Protes Kelapa Sawit, Indonesia dan Malaysia Datangi Uni Eropa
Reporter
Non Koresponden
Editor
Suci Sekarwati
Selasa, 9 April 2019 05:27 WIB
TEMPO.CO, Jakarta - Menteri Koordinator Bidang Perekonomian Darmin Nasution bersama Sekjen Kementerian Industri Malaysia Tan Yew Chong mengajukan secara langsung protes keras kepada Uni Eropa atas tindakan organisasi itu yang dinilai mengisolasi industri kelapa sawit kedua negara.
Protes langsung disampaikan Darmin dan Tan dengan menemui parlemen Uni Eropa di ibu kota Brussels, Belgia pada Senin, 8 April 2019, setelah sebelumnya melayangkan surat keberatan kepada organisasi itu. Kedatangan Darmin dan Tan juga sebagai tindak lanjut keputusan Indonesia dan Malaysia untuk bersama melawan regulasi penerapan perintah energi terbarukan Uni Eropa II atau Delegated Act.
Pertemuan Darmin dan Tan dengan parlemen Uni Eropa dikoordinir oleh Kedutaan Besar Indonesia di Brussels, Belgia. Pertemuan dalam bentuk dialog ini untuk menyatukan perbedaan pandangan mengenai masalah kelapa sawit atau CPO.
Menurut Darmin, industri minyak kelapa sawit telah mendorong perekonomian Indonesia, menekan inflasi dan menciptakan tenaga kerja. Saat ini ada sekitar 5 juta pekerja yang mencari nafkah di sektor ini.
"Pemerintah Indonesia sudah melakukan langkah-langkah penting pengelolaan kelapa sawit. Diskriminasi ini memperlihatkan pengabaian terhadap upaya kami. Kami ingin memberantas kemiskinan di wilayah pinggir. Ada sekitar 19 juta petani kelapa sawit dan keluarganya yang akan terkena dampak akibat diskriminasi ini," kata Darmin, Senin, 8 April 2019 di Brussels, Belgia.
Baca: Uni Eropa Tolak Kelapa Sawit, Bagaimana dengan Swedia?
Baca: Studi IUCN: Kelapa Sawit Lebih Efisien dalam Penggunaan Lahan
Sebelumnya pada Februari lalu, Komisi Eropa mengumumkan rencana membatasi penggunaan tanaman biofuel proses penanamannya melakukan penggundulan hutan, diantaranya kelapa sawit. Langkah ini pukulan bagi Indonesia dan Malaysia yang merupakan produsen minyak kelapa sawit dunia. Indonesia dan Malaysia diperkirakan memasok 85 persen kebutuhan minyak kelapa sawit dunia.

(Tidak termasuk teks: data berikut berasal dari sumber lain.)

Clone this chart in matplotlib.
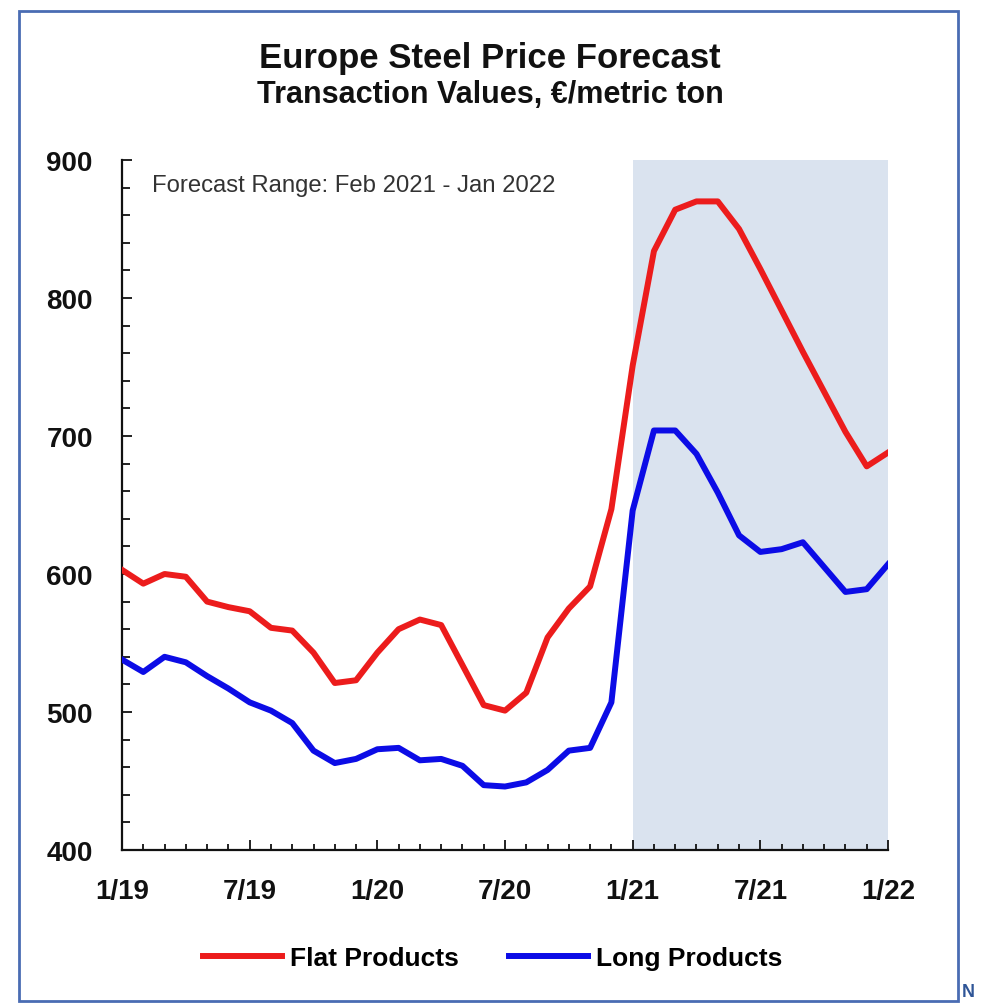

Melalui rencana ini, maka Uni Eropa akan menentukan bahan bakar apa yang akan menjadi target energi terbarukan mereka. Biofuels secara tidak langsung mengarah pada perubahan penggunaan lahan dan emisi gas rumah kaca yang lebih tinggi akan dikeluarkan pada 2023.
Dalam pernyataannya, Darmin mengatakan Uni Eropa telah mengirimkan sinyal menggunakan lingkungan untuk hambat kelapa sawit Indonesia. Tindakan diskriminasi terhadap kepala sawit ini akan berdampak pada jutaan orang, khususnya mereka yang bekerja di industri ini. Untuk itu, Indonesia dan Malaysia ingin ada dialog konstruktif dengan Uni Eropa untuk kesinambungan industri kelapa sawit.